We also have to protect farmer data. Farmers are skeptical — when someone asks for their data, the question is why and how it will help them. Historically, programs have asked farmers to prove sustainability without offering value, and there’s concern that data will be used against them. We have to be mindful of that. The solution is to create value. In rice cultivation, alternative wetting and drying reduces water use and methane, creating carbon benefits we can pay for. Similarly in corn and wheat crops, the primary drive of emissions is over-fertilization. Now farmers are compensated while improving outcomes — that changes the equation.
Talk us through the regions you are most present in and the strategy for the next two years. Where do you see the most potential for this level of technology in the market?
We operate from Canada to Argentina, and in Australia, with expansion into Indonesia, the Philippines, and, up next, potentially Thailand and South Africa. That covers everything from canola to sugarcane — all major row crops like wheat, corn and soybeans.
Next year, the U.S. biofuel economy will start to take off, driven by tax credits. That expands our market. We already have the data to prove net negative outcomes and can now quantify that for biofuel producers. Our model is to help farmers move from price takers to price makers — using data to optimize inputs and monetize ecosystem benefits alongside grain production.

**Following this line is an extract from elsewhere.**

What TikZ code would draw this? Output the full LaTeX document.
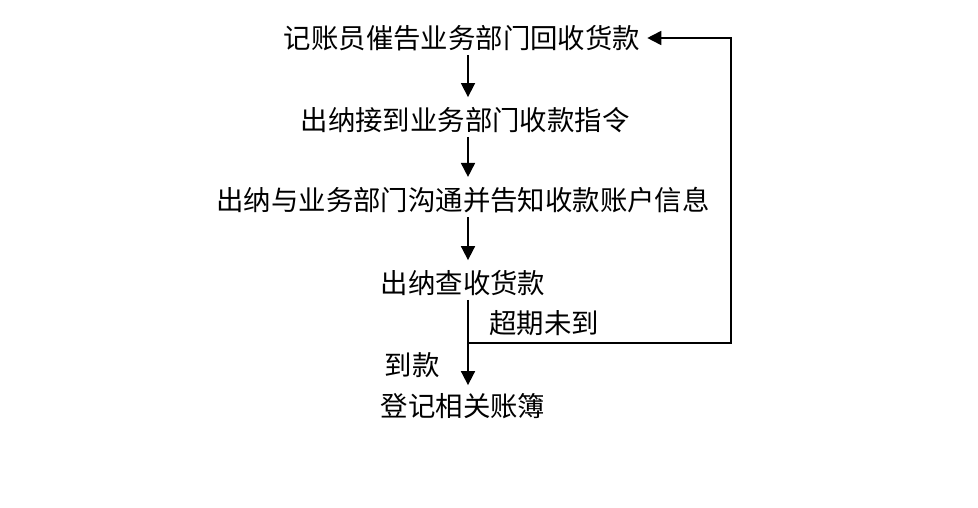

With that link between food and energy increasingly apparent, what partnerships or infrastructure will be most important to make the system workable beyond just the early adopters?
We need to move beyond pilot projects. We know how to do this — we have the science and partnerships — but the current system doesn’t make it easy for new companies to participate. We’re building collaborations with registries and companies to simplify participation. We’ve started a scope-sharing network with Kelenova, Ahold Delhaize and Bartlett, allowing new buyers to co-participate alongside companies like Nestlé, Mars and Pepsi without going through pilots. We’re working with groups to create systems that bring validators and methodologies together.
The biggest challenge has been getting more data and doing more with it. We haven’t seen anyone able to translate research trials at scale before. Arva can. We have millions of acres of observations and see the world as microclimates, not geographic boundaries. We can link soil performance, farmer profitability and emissions. If we can identify interventions and translate them into a downstream value proposition, that’s a major opportunity for our farmers. We are just so motivated to keep making progress and working with more farmers, partners and companies to see these benefits.